After culturing and engineering mouse and human GMPs, the team tested their potential as an immunotherapy in mice. When injected into mice, the GMPs engrafted into the bone marrow and other blood-forming niches, where they generated a supply of engineered macrophages and other immune cells. Because the GMPs keep replenishing that supply from the bone marrow, they avoid the rapid clearance that has limited mature macrophage therapies, including in recent clinical trials.
In mice with blood cancer and solid tumors, the GMPs engineered with CARs delayed disease progression, while the GMPs engineered with both CARs and the immune-activating signal provided an even greater benefit.
The researchers also demonstrated potential applications beyond cancer. In mice with an inherited immune deficiency, known as chronic granulomatous disease, the GMPs restored the ability to fight bacterial infection.
"Our study suggests that the future of immunotherapy may depend not only on designing better CAR receptors, but also on choosing the right developmental stage of the cell," said Ying.
About this research
The paper in Cell is titled "Expansion and CAR engineering of granulocyte-monocyte progenitors for cellular immunotherapy."
In addition to Ying, Yue and Majeti, additional authors are: Zheng Guo, Crystal Pan, Xueyuan A. Jing, Tai Nguyen, Jiaqi Tang, Yanpui Chan, Humberto Contreras-Trujillo, Du Jiang, Xue Yan, Hang Xiang, Xugeng Liu, Xiao Wang, Ziyuan Wang, Natalie Shu, Daniel B. McKim, Rong Lu and Chao Zhang from USC; and Litao Tao and Celia Bloom from Creighton University; Asiri Ediriwickrema and Sebastian Koschade from Stanford University School of Medicine; and Yingxiao Shi from Harvard Medical School and the Dana-Farber Cancer Institute.
This work was supported by the Chen Yong Foundation of the Zhongmei Group, a sponsored research project from Myelogene Inc., the L.K. Whittier Foundation, the Eli and Edythe Broad Innovation Award, the Ming Hsieh Institute for Research on Engineering Medicine for Cancer Award, the USC SBIR/STTR Planning Award, the Xia Research Fund, and the Wu & Jiang Research Fund.
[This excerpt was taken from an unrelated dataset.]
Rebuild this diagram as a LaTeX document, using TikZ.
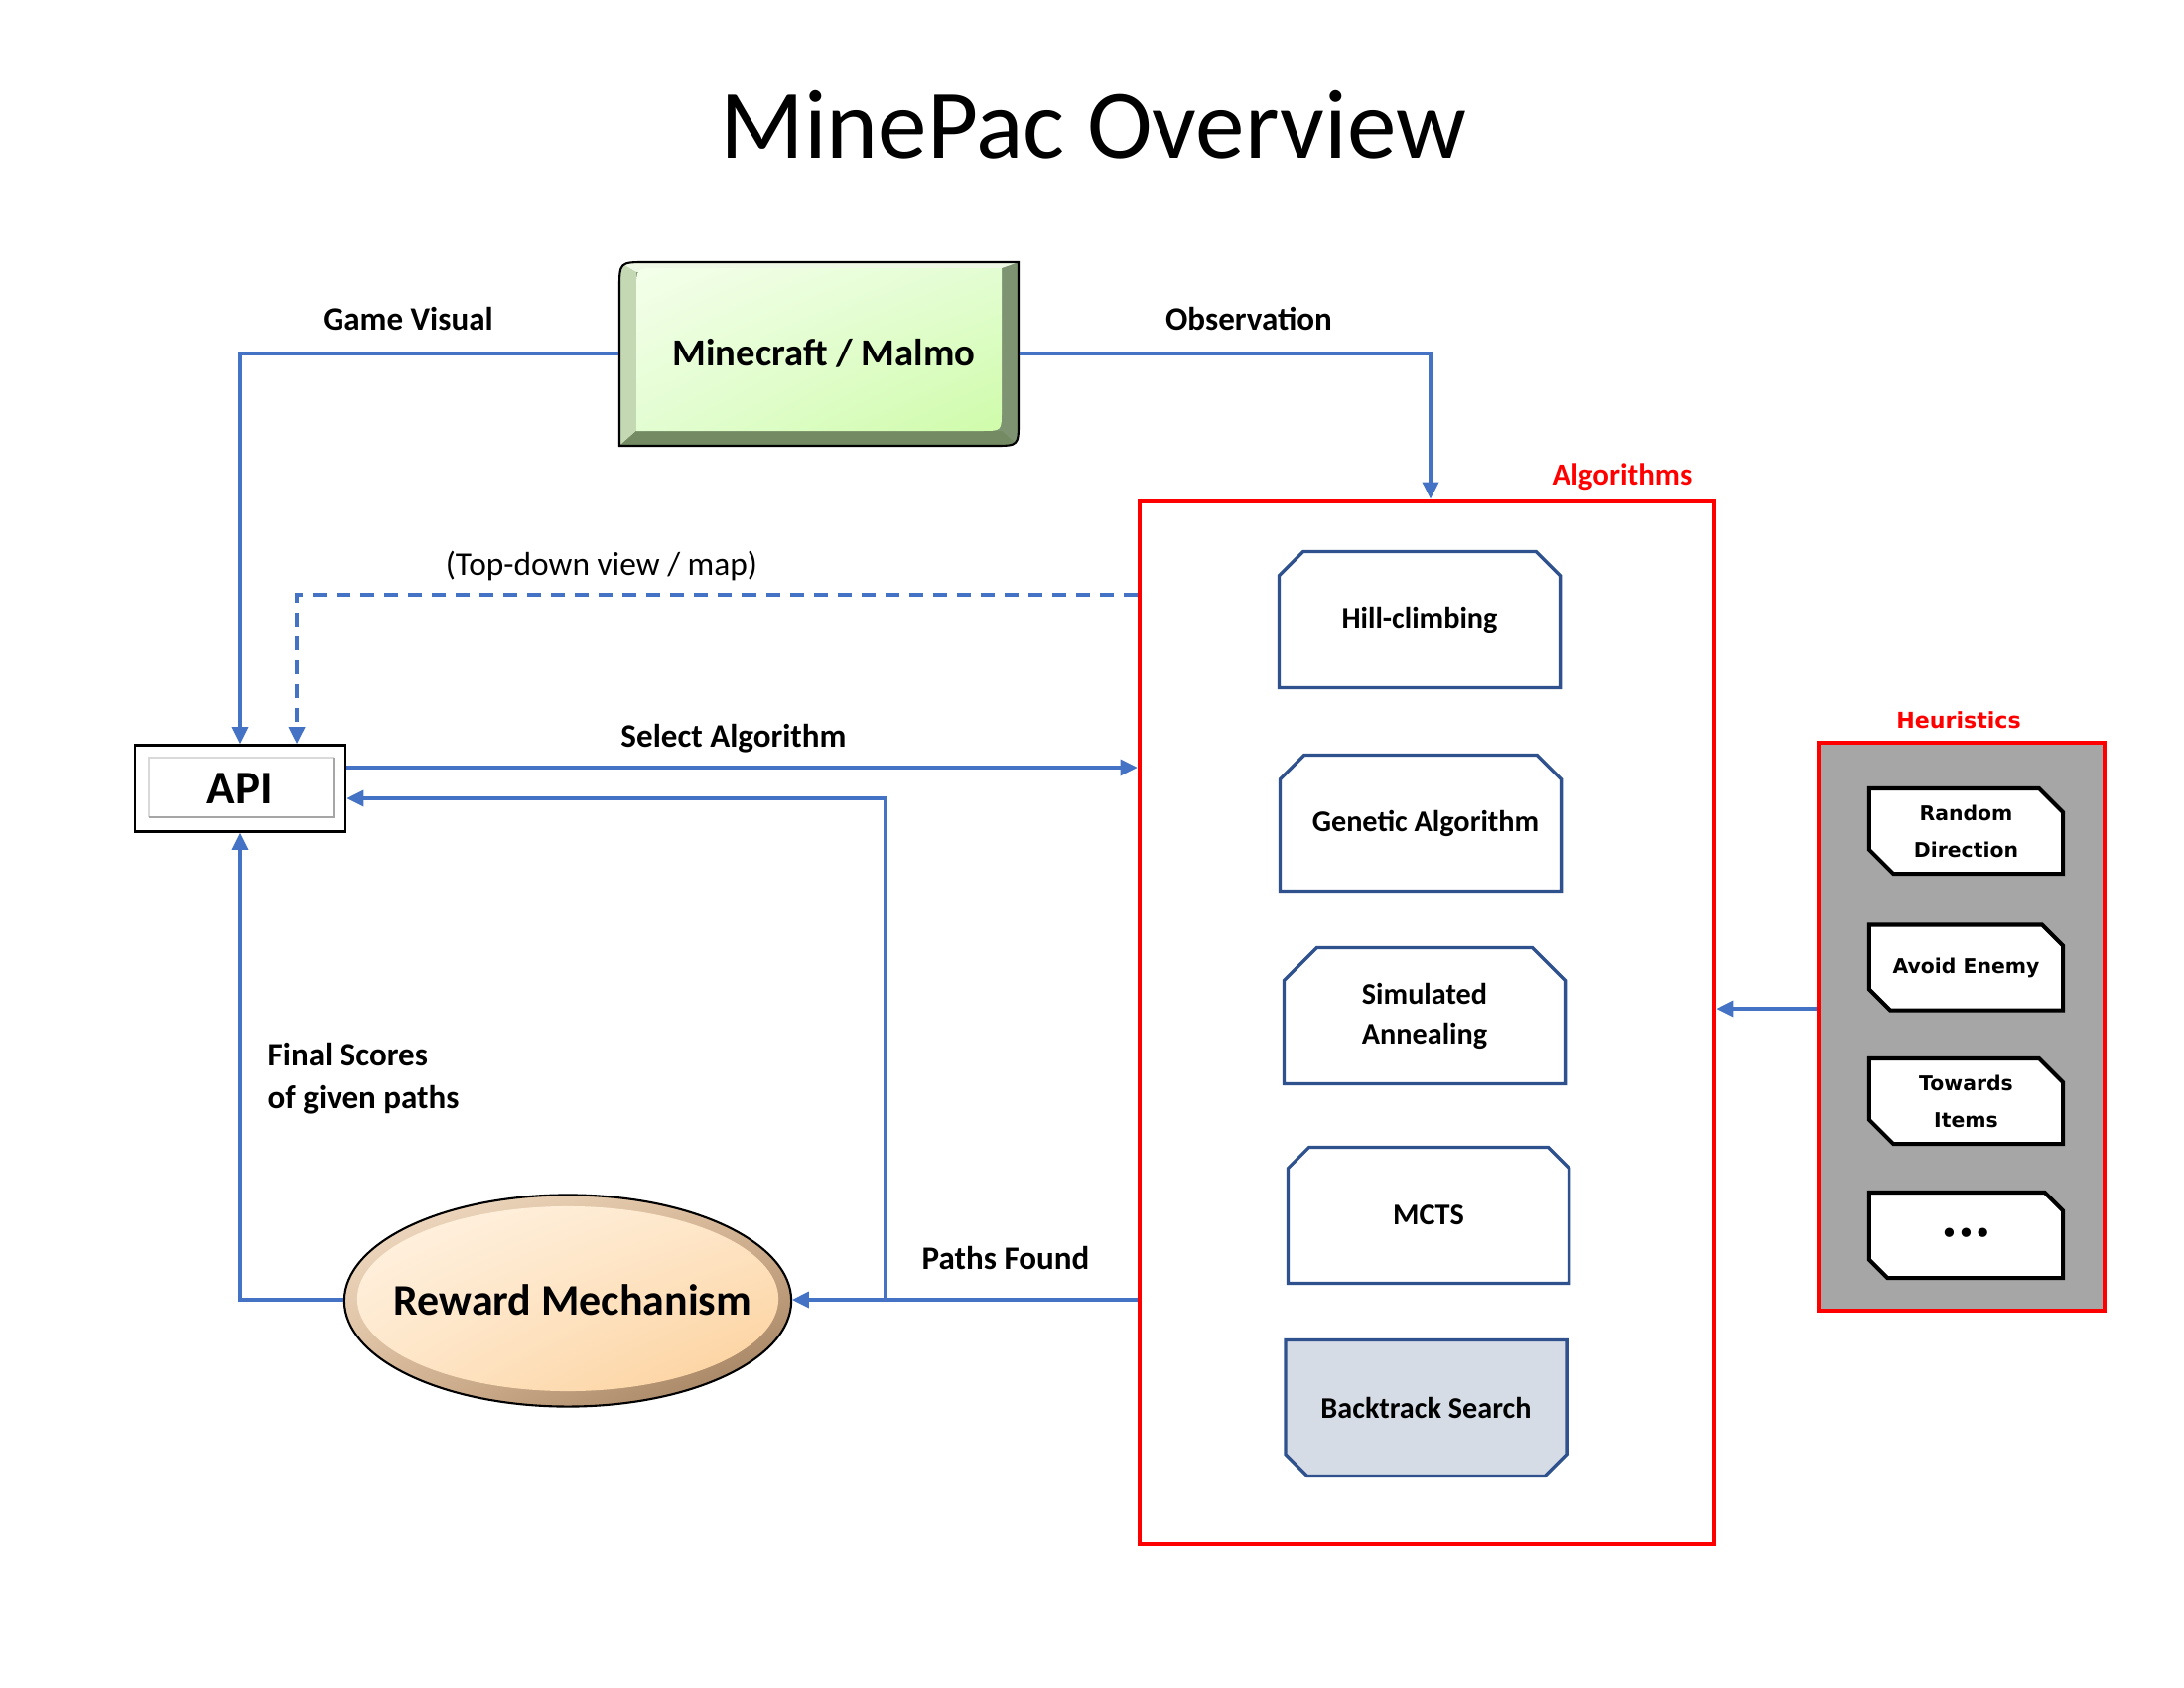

Majeti reports support from the Ludwig Institute for Cancer Research, and Guo was supported by the California Institute for Regenerative Medicine Predoctoral Training Fellowship.
Disclosures
Ying, Yue, Jing, Guo, Majeti, Zhang, Nguyen and Tang are co-inventors on patents related to this study, filed by USC and licensed to Myelogene Inc. Ying, Yue, Zhang and Majeti are co-founders of Myelogene Inc. Majeti is on the Advisory Boards of Kodikaz Therapeutic Solutions, Pheast Therapeutics, Prelude Therapeutics, Mubadala Capital, Aculeus Therapeutics, Sequentify, BMS and Bectas Therapeutics. Majeti is also a co-founder and equity holder of Pheast Therapeutics.